Provide only the number of lines where "this" occurs.

__DATASET RECORDS__.

## start

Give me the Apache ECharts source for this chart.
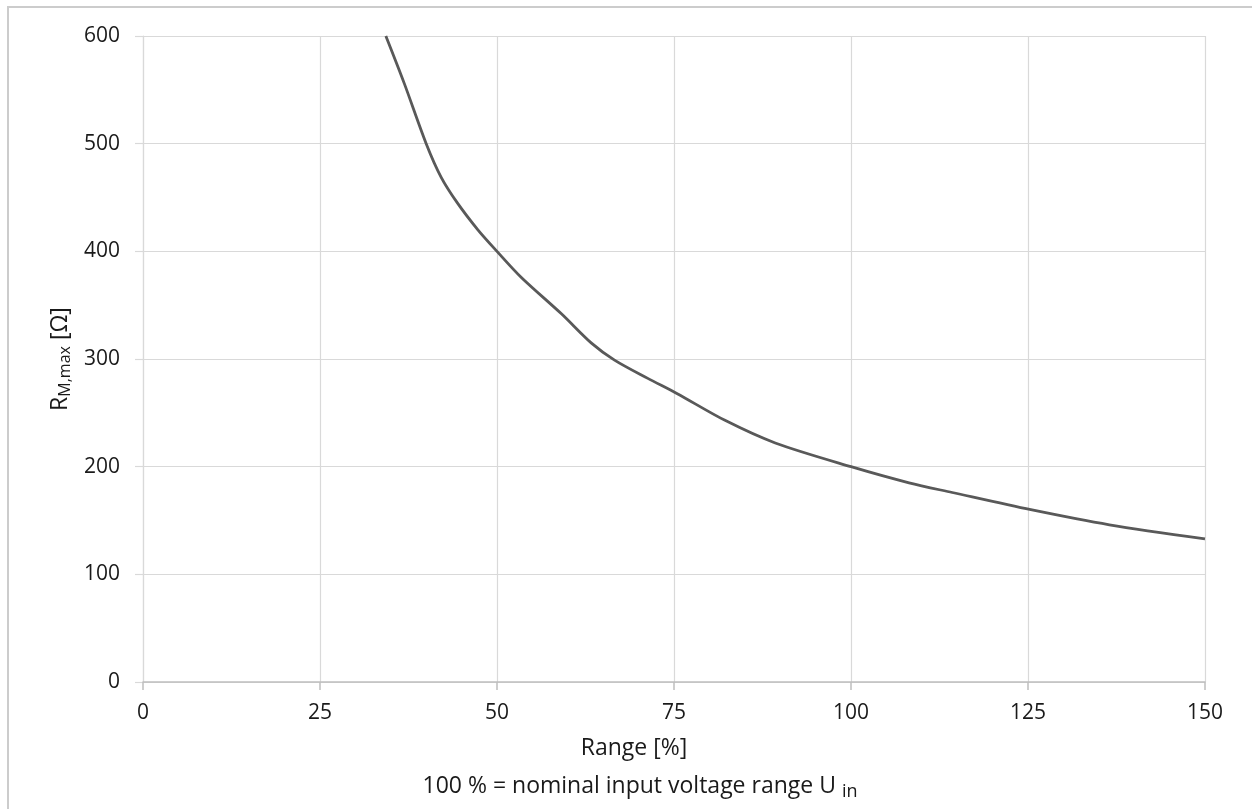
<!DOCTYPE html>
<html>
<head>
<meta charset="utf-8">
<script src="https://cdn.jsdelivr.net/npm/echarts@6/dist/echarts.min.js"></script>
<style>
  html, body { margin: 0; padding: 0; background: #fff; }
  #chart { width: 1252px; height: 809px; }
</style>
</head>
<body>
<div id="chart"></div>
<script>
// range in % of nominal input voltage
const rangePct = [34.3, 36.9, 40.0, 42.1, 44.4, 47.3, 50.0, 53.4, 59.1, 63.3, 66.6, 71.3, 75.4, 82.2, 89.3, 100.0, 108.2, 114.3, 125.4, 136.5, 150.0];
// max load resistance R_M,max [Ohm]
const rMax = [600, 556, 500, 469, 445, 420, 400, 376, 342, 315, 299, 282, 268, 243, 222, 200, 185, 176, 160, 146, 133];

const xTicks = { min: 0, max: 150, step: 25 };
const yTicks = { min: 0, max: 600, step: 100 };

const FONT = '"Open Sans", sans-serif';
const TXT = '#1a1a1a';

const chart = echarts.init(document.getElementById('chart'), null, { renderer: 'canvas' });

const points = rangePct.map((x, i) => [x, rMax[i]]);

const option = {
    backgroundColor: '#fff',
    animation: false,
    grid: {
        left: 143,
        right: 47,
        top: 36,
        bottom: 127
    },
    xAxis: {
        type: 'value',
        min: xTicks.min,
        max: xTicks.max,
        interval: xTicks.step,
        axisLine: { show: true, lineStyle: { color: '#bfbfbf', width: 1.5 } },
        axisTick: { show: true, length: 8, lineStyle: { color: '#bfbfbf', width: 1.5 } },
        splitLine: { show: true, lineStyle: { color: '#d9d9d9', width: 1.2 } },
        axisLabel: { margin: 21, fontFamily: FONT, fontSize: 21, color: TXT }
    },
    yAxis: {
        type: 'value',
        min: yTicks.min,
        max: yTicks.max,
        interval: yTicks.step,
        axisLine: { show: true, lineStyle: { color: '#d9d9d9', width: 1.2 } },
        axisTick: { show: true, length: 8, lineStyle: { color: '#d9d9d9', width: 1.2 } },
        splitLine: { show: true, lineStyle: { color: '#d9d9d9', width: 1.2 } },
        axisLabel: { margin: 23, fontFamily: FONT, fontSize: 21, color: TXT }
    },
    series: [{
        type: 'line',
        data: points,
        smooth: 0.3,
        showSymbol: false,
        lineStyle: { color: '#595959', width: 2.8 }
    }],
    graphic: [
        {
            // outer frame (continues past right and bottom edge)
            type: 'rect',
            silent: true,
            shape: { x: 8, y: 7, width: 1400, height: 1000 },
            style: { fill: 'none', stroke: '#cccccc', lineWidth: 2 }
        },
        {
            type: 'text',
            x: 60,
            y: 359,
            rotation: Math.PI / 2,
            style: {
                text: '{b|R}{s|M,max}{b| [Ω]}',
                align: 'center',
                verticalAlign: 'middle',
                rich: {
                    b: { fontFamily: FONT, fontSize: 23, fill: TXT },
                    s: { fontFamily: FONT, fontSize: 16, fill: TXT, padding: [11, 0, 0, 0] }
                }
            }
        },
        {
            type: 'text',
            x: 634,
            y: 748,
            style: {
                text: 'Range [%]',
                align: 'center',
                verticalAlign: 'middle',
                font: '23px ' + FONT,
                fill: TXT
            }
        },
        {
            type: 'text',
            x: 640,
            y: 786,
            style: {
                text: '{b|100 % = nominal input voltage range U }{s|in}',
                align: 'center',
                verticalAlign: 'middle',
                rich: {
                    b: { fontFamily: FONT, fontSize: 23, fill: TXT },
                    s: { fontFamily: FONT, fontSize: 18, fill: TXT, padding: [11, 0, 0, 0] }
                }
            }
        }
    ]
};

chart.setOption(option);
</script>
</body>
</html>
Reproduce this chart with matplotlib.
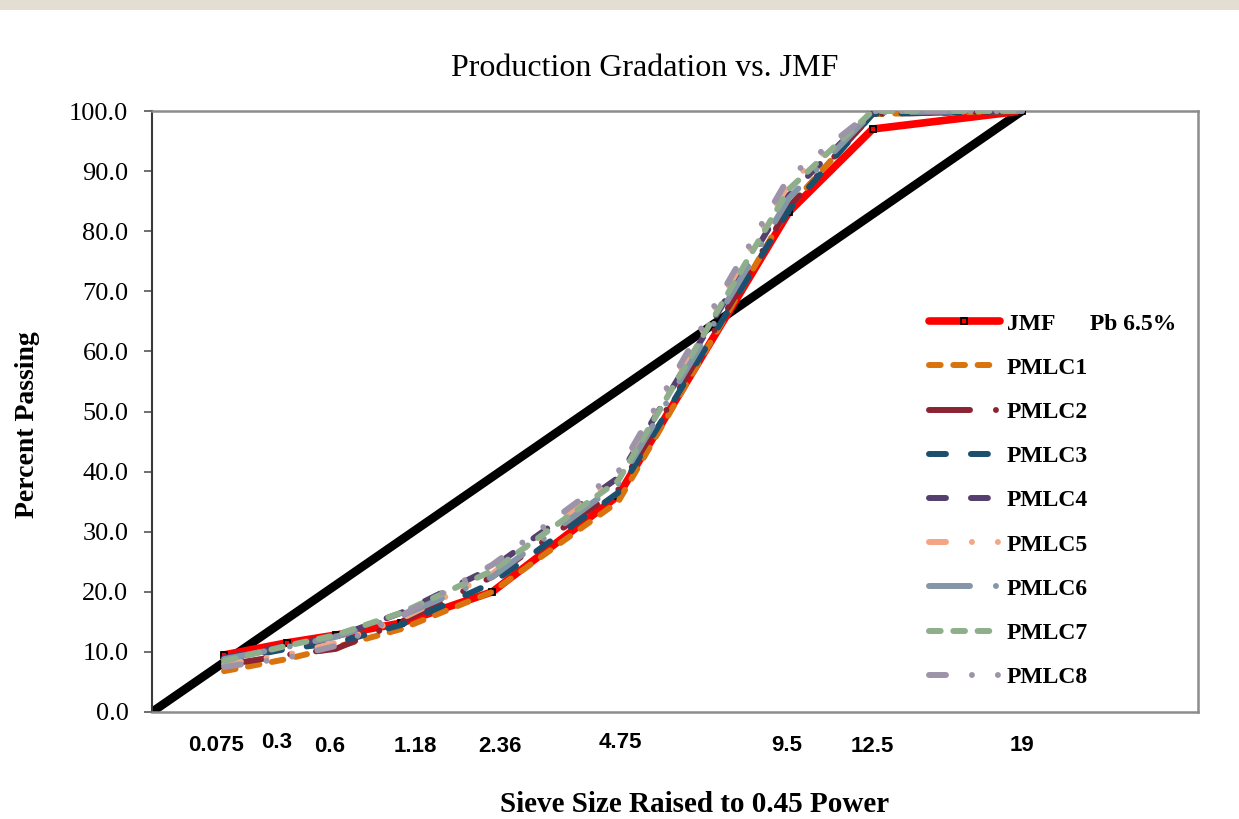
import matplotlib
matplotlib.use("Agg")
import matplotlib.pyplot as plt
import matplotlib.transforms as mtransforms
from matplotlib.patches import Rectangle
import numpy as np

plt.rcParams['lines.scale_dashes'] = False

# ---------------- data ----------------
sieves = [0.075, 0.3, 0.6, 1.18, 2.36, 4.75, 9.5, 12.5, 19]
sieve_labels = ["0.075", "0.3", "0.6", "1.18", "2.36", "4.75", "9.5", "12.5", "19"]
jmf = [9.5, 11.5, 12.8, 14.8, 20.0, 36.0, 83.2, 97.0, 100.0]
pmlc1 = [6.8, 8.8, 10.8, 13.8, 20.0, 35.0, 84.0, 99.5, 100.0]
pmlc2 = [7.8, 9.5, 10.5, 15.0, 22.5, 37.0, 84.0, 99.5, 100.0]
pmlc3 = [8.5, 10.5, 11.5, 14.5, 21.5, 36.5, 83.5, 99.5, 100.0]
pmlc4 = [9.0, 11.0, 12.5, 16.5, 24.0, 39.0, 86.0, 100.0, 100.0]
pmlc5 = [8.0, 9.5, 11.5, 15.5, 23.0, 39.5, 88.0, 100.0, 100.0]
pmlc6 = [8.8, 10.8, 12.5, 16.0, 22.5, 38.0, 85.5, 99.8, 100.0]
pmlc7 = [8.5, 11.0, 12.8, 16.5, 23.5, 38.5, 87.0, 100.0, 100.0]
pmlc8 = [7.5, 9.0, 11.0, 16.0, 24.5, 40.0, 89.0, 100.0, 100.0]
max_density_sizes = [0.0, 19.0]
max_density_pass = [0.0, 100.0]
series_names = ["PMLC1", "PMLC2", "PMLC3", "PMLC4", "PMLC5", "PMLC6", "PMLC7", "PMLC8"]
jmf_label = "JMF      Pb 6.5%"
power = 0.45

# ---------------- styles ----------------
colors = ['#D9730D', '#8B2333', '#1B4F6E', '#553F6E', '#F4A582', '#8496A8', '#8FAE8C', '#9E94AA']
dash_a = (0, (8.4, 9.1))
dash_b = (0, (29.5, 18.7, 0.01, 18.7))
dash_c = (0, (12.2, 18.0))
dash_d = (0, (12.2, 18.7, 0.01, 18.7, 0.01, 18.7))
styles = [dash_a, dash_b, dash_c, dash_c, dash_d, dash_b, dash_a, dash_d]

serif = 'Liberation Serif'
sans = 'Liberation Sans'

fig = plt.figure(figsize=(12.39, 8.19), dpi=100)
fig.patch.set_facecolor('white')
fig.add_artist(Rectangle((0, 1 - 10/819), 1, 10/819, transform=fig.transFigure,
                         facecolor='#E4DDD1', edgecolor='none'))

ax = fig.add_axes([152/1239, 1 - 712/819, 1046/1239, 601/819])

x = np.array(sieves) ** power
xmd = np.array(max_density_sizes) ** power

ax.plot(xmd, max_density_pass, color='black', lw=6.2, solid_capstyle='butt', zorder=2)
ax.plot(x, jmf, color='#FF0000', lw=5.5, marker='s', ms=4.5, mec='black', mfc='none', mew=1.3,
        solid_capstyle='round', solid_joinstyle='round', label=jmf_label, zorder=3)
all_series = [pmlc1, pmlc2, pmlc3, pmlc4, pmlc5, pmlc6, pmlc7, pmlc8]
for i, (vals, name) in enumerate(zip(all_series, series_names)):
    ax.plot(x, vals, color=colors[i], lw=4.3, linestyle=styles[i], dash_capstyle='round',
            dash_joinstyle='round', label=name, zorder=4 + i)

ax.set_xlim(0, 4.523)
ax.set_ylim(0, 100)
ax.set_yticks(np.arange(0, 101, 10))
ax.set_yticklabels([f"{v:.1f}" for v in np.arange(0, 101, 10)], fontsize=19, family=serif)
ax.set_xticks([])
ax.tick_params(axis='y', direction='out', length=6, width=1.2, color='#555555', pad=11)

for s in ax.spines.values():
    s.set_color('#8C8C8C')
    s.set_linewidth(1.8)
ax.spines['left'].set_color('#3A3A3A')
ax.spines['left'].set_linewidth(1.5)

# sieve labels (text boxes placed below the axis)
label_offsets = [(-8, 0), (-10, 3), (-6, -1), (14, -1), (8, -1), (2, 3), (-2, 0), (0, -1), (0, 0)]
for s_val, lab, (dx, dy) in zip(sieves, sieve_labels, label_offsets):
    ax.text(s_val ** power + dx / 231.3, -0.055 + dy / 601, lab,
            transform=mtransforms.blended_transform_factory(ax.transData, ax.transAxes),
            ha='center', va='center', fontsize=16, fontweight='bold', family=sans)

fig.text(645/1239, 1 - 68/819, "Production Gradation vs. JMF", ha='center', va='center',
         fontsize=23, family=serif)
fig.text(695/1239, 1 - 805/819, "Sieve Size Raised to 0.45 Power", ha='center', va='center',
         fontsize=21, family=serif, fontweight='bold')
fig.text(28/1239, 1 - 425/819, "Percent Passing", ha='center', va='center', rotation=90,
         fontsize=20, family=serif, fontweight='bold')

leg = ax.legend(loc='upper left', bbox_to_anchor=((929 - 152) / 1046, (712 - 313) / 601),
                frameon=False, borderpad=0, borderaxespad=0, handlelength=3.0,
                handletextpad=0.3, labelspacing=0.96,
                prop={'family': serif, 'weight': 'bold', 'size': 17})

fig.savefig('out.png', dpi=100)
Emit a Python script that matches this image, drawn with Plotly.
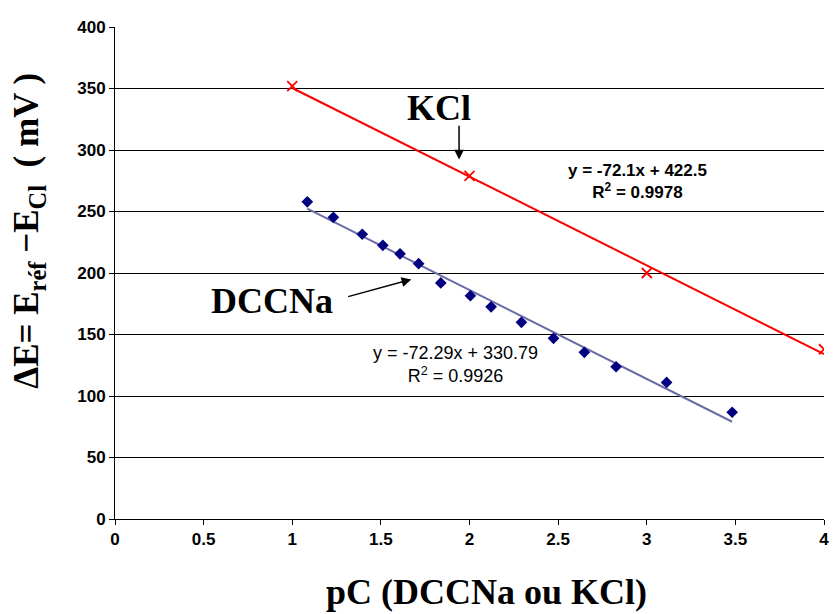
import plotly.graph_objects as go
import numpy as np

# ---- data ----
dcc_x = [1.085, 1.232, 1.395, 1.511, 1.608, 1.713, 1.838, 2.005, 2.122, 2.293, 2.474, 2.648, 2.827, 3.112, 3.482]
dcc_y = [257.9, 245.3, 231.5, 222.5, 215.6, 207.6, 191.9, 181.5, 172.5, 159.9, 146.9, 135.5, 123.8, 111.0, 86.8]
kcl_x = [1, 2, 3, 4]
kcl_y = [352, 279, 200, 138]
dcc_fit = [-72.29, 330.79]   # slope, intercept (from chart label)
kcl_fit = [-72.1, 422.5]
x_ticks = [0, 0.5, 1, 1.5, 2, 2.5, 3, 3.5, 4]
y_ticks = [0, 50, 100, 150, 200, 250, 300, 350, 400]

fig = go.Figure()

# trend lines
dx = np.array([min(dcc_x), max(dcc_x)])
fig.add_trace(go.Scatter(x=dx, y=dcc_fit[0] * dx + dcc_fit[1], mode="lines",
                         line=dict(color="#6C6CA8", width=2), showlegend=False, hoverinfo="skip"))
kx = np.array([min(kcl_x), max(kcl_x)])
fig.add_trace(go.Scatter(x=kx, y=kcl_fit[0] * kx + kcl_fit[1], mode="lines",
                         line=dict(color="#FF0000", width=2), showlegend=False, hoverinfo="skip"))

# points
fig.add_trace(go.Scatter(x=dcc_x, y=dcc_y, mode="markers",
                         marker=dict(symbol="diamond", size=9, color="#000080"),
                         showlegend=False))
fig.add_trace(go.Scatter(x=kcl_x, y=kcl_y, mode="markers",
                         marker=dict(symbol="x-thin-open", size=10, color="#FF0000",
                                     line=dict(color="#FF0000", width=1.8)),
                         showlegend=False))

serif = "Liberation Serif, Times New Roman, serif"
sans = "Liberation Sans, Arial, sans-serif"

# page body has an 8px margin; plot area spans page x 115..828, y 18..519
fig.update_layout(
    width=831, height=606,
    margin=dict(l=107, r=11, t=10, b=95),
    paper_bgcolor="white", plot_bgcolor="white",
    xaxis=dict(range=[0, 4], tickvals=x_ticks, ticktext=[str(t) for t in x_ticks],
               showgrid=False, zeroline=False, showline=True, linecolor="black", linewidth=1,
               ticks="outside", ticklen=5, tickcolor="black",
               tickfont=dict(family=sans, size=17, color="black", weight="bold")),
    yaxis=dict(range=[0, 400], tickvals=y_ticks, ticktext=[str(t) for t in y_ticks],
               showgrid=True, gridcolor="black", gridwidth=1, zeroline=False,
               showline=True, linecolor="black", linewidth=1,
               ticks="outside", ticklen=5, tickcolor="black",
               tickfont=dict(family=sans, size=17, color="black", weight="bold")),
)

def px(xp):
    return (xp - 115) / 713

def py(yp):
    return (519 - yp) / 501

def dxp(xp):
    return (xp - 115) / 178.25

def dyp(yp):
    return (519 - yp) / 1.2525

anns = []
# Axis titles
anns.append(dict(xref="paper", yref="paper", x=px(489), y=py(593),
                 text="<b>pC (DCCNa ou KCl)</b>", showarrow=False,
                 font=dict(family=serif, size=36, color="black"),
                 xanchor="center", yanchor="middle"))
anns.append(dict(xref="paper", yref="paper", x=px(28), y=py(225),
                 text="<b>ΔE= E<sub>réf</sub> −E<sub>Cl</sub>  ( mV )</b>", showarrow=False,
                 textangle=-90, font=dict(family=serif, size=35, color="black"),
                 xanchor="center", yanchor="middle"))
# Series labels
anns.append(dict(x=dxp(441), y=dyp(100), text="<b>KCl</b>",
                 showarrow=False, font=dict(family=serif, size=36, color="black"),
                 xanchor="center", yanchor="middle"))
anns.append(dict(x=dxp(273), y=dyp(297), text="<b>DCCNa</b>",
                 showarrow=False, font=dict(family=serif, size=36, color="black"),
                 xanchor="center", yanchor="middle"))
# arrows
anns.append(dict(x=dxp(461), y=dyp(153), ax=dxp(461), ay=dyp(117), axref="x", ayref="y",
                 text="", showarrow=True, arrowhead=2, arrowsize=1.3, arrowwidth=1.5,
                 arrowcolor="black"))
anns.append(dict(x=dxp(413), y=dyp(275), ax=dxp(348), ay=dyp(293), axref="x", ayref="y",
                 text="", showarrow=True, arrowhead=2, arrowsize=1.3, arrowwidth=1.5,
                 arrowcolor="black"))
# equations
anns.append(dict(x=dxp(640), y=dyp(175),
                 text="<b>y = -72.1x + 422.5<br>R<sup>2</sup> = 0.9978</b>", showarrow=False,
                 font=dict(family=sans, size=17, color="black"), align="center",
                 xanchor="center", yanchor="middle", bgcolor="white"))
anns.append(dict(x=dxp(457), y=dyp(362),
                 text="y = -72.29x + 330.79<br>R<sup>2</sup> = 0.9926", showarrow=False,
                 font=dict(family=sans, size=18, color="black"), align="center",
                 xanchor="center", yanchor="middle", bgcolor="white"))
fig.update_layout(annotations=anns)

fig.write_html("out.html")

## end

__SOLUTION__.
3